As a Titanic passenger let me point out that it’s the perfect time to change captains. The people who steered us into the iceberg won’t be the perfect ones to help us survive the collison. Can you imagine standing at the rail, listening to the cry: “Moguls and A&R men first!”

Miles Copeland is the son and namesake of a notorious CIA ferret, who boasts about his role in overthrowing democratic governments in Iran and Egypt. Thus, one might argue, Miles Sr. personally instigated the war presently being prosecuted by the son and namesake of another CIA veteran. But we can’t blame Miles the Younger for that (even though I’ve always been curious about who might have traveled with the Police on all those Third World tours Miles managed.) Anyhow, I don’t hate Copeland, I love him for bludgeoning every ideological point his confederates are too chickenshit to say out loud.
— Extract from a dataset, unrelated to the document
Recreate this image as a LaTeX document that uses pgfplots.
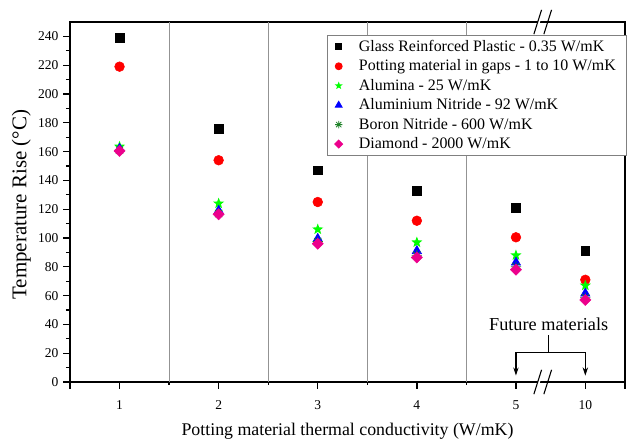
\documentclass[border=0pt]{standalone}
\usepackage{fontspec}
\setmainfont{Liberation Serif}
\usepackage{pgfplots}
\pgfplotsset{compat=1.18}
\usetikzlibrary{arrows.meta}

% filled five-pointed star
\pgfdeclareplotmark{fstar}{%
  \pgfpathmoveto{\pgfpointpolar{90}{\pgfplotmarksize}}%
  \pgfpathlineto{\pgfpointpolar{126}{0.42\pgfplotmarksize}}%
  \pgfpathlineto{\pgfpointpolar{162}{\pgfplotmarksize}}%
  \pgfpathlineto{\pgfpointpolar{198}{0.42\pgfplotmarksize}}%
  \pgfpathlineto{\pgfpointpolar{234}{\pgfplotmarksize}}%
  \pgfpathlineto{\pgfpointpolar{270}{0.42\pgfplotmarksize}}%
  \pgfpathlineto{\pgfpointpolar{306}{\pgfplotmarksize}}%
  \pgfpathlineto{\pgfpointpolar{342}{0.42\pgfplotmarksize}}%
  \pgfpathlineto{\pgfpointpolar{18}{\pgfplotmarksize}}%
  \pgfpathlineto{\pgfpointpolar{54}{0.42\pgfplotmarksize}}%
  \pgfpathclose\pgfusepathqfill}
% eight-armed asterisk
\pgfdeclareplotmark{aster8}{%
  \pgfpathmoveto{\pgfpointpolar{0}{\pgfplotmarksize}}\pgfpathlineto{\pgfpointpolar{180}{\pgfplotmarksize}}%
  \pgfpathmoveto{\pgfpointpolar{45}{\pgfplotmarksize}}\pgfpathlineto{\pgfpointpolar{225}{\pgfplotmarksize}}%
  \pgfpathmoveto{\pgfpointpolar{90}{\pgfplotmarksize}}\pgfpathlineto{\pgfpointpolar{270}{\pgfplotmarksize}}%
  \pgfpathmoveto{\pgfpointpolar{135}{\pgfplotmarksize}}\pgfpathlineto{\pgfpointpolar{315}{\pgfplotmarksize}}%
  \pgfusepathqstroke}

\definecolor{bngreen}{RGB}{30,130,40}

\begin{document}
\begin{tikzpicture}
\begin{axis}[
  scale only axis,
  width=410.7pt, height=266.4pt,
  xmin=0.5, xmax=6.1, ymin=0, ymax=250,
  xtick={0.5,1,2,3,4,5,5.7,6.1},
  xticklabels={,1,2,3,4,5,10,},
  extra x ticks={1.5,2.5,3.5,4.5},
  extra x tick labels={},
  extra x tick style={major tick length=2pt, xmajorgrids=true,
    major grid style={gray!85, line width=0.8pt}},
  ytick={0,20,...,240},
  minor ytick={10,30,...,230},
  tick pos=left, tick align=outside,
  major tick length=5pt, minor tick length=3pt,
  every tick/.style={black, line width=1pt},
  axis line style={line width=1.1pt},
  /pgf/number format/assume math mode=true,
  tick label style={font=\fontsize{10}{12}\selectfont},
  xticklabel shift=5pt,
  xlabel={Potting material thermal conductivity (W/mK)},
  ylabel={Temperature Rise (°C)},
  xlabel style={font=\fontsize{13.2}{15}\selectfont, at={(rel axis cs:0.5,0)}, anchor=base, yshift=-39.7pt},
  ylabel style={font=\fontsize{15.5}{17}\selectfont, at={(rel axis cs:0,0.5)}, anchor=center, xshift=-2pt, yshift=36pt},
  legend style={at={(rel axis cs:1,1)}, anchor=north east, xshift=1pt, yshift=-9.6pt,
    draw=gray, line width=0.6pt, font=\fontsize{11.8}{13}\selectfont,
    row sep=0.7pt, inner xsep=5.5pt, inner ysep=1.5pt,
    /tikz/every odd column/.append style={column sep=10pt}},
  legend cell align=left,
  legend image post style={every mark/.append style={scale=0.72}},
  clip=false,
]
\addplot[only marks, mark=square*, mark size=3.2pt, black]
  coordinates {(1,239) (2,176) (3,147) (4,133) (5,121) (5.7,91)};
\addlegendentry{Glass Reinforced Plastic - 0.35 W/mK}
\addplot[only marks, mark=*, mark size=3.6pt, red]
  coordinates {(1,219) (2,154) (3,125) (4,112) (5,100.5) (5.7,71)};
\addlegendentry{Potting material in gaps - 1 to 10 W/mK}
\addplot[only marks, mark=fstar, mark size=4.3pt, green]
  coordinates {(1,163.5) (2,124) (3,106) (4,97) (5,88) (5.7,67)};
\addlegendentry{Alumina - 25 W/mK}
\addplot[only marks, mark=triangle*, mark size=4pt, blue]
  coordinates {(1,162) (2,119) (3,99.5) (4,91) (5,83) (5.7,61.5)};
\addlegendentry{Aluminium Nitride - 92 W/mK}
\addplot[only marks, mark=aster8, mark size=3.8pt, bngreen, mark options={line width=0.6pt}]
  coordinates {(1,161) (2,117) (3,97.5) (4,88) (5,80) (5.7,58.5)};
\addlegendentry{Boron Nitride - 600 W/mK}
\addplot[only marks, mark=square*, mark size=2.9pt, magenta, mark options={rotate=45}]
  coordinates {(1,160.5) (2,116.5) (3,96) (4,86.5) (5,78) (5.7,57)};
\addlegendentry{Diamond - 2000 W/mK}

% annotation
\node[font=\fontsize{13.5}{15}\selectfont] at (axis cs:5.33,40) {Future materials};
\draw[line width=0.8pt] (axis cs:5.33,32.5) -- (axis cs:5.33,20.3);
\draw[line width=0.8pt, {Stealth[length=6pt,width=4pt]}-{Stealth[length=6pt,width=4pt]}]
  (axis cs:5,4.5) -- (axis cs:5,20.3) -- (axis cs:5.7,20.3) -- (axis cs:5.7,4.5);

% axis break marks, bottom
\fill[white] ([shift={(-6.55pt,-9pt)}]axis cs:5.27,0) -- ++(5.7pt,18pt) -- ++(1.7pt,0pt) -- ++(-5.7pt,-18pt) -- cycle;
\draw[line width=0.8pt] ([shift={(-6.55pt,-9pt)}]axis cs:5.27,0) -- ++(5.7pt,18pt);
\draw[line width=0.8pt] ([shift={(0.85pt,-9pt)}]axis cs:5.27,0) -- ++(5.7pt,18pt);
% axis break marks, top
\fill[white] ([shift={(-6.55pt,-9pt)}]axis cs:5.27,250) -- ++(5.7pt,18pt) -- ++(1.7pt,0pt) -- ++(-5.7pt,-18pt) -- cycle;
\draw[line width=0.8pt] ([shift={(-6.55pt,-9pt)}]axis cs:5.27,250) -- ++(5.7pt,18pt);
\draw[line width=0.8pt] ([shift={(0.85pt,-9pt)}]axis cs:5.27,250) -- ++(5.7pt,18pt);
\end{axis}
\path ([xshift=-51.8pt,yshift=-45.1pt]current axis.south west) rectangle ([xshift=5.2pt,yshift=16.3pt]current axis.north east);
\end{tikzpicture}
\end{document}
Our Miles Copeland, former manager of the Police and current owner of Ark 21 Records, is a propagandist for virtuous entrepreneurship. His task is mainly to ensure that the real issues-who owns what; what the owners have done with their “property” (the stuff you think of as music); whether anyone except the owners gets a say in how things change-never get discussed. Copeland does this by insisting that the bad guys are greedy artists and thieving consumers.

This isn’t a full-time job because most of the time nobody would dare raise such questions in public. When they are raised, the subject is very skillfully changed. There’s no need to suppress the rude person who raised the question-more likely, that person will be exalted. So Ani DiFranco is lauded not for subverting the music cartel’s scam but because Righteous Babe Records became a profitable business. She becomes not a rebel but the very paragon of entrepreneurship.

In the wake of being forced to change the cover of the Coup’s Party Music album, which showed the World Trade Center in smoke, rapper Boots did everything he could to make his political position clear. He talked about American crimes in countries like Sudan. He even said, “Our fans know that we advocate a violent overthrow of the system.”

When this appeared in Rolling Stone, it became “we do not advocate,” which the Rolling Stone reporter attributed to being “edited under an extremely frenetic atmosphere.” In my day, this would have meant Jann Wenner was on a binge, but back then, even the tyranny of the loaded owner/editor didn’t change the stuff within quote marks. Perhaps today’s Rollling Stone fact-checkers simply couldn’t believe that anyone would say such a thing.

The Wall Street Journal wrote a story about Boots but it wasn’t about Party Music or his desire that “people hear it and get involved in movements and campaigns.” It’s about Boots becoming a media celebrity in spite of his politics: as guest on Politically Incorrect. Maybe they could invite Miles Copeland, too. After all, Party Music’s lead track is “5 Million Ways to Kill a CEO.”